August 8, 2018 at 2:20 pm
I recall reading a study/article that I can no longer find that basically said the study lead ran System A and Copy of System A (B for simplicity).
On A they ran Ola's script for Index Optimize and Update Stats and on B they ran only Update Stats. After 2 years of studying this B outperformed A.
Does anyone recall this or did someone on SSS write this?
I'm looking for the study so I can switch to plan B.
Thanks for any help you may provide as I can't seem to find this anywhere on Google or Bing.
Regards,
Matt
August 8, 2018 at 2:48 pm
Matt Simmons - Wednesday, August 8, 2018 2:20 PMI recall reading a study/article that I can no longer find that basically said the study lead ran System A and Copy of System A (B for simplicity).
On A they ran Ola's script for Index Optimize and Update Stats and on B they ran only Update Stats. After 2 years of studying this B outperformed A.
Does anyone recall this or did someone on SSS write this?
I'm looking for the study so I can switch to plan B.
Thanks for any help you may provide as I can't seem to find this anywhere on Google or Bing.
I don't know of such an article but (and it has nothing to do with Ola's gold-standard scripts), I've not done any regular index maintenance on my production boxes since 17 Jan 2016 (more than 2 years) and, although I have a couple of things to look at for space usage, not doing any index maintenance fixed some rather major problems. I do, however, update stats on a fairly regular basis. And, yeah... I'm in the process of writing a rather length presentation on all of my findings. I've also made mention of all this in a couple of much less detailed posts here on SSC.
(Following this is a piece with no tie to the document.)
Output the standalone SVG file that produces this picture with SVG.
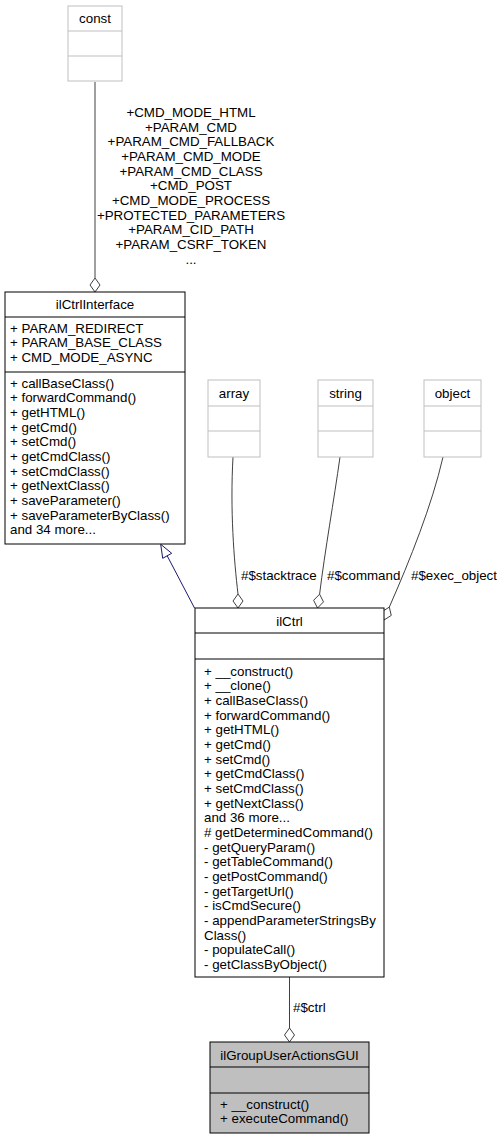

To be sure, not doing index maintenance is not a total panacea but neither is doing regular index maintenance, especially if you followed supposed "Best Practices" of Reorg after 10% and rebuild after 30%. The Reorgs are like a bad drug habit on certain very common kinds (not to be confused with "types", CI/NCI/etc) where the more you defrag, the more they get fragged and the more you need to degrag... vicious circle.
--Jeff Moden
Change is inevitable... Change for the better is not.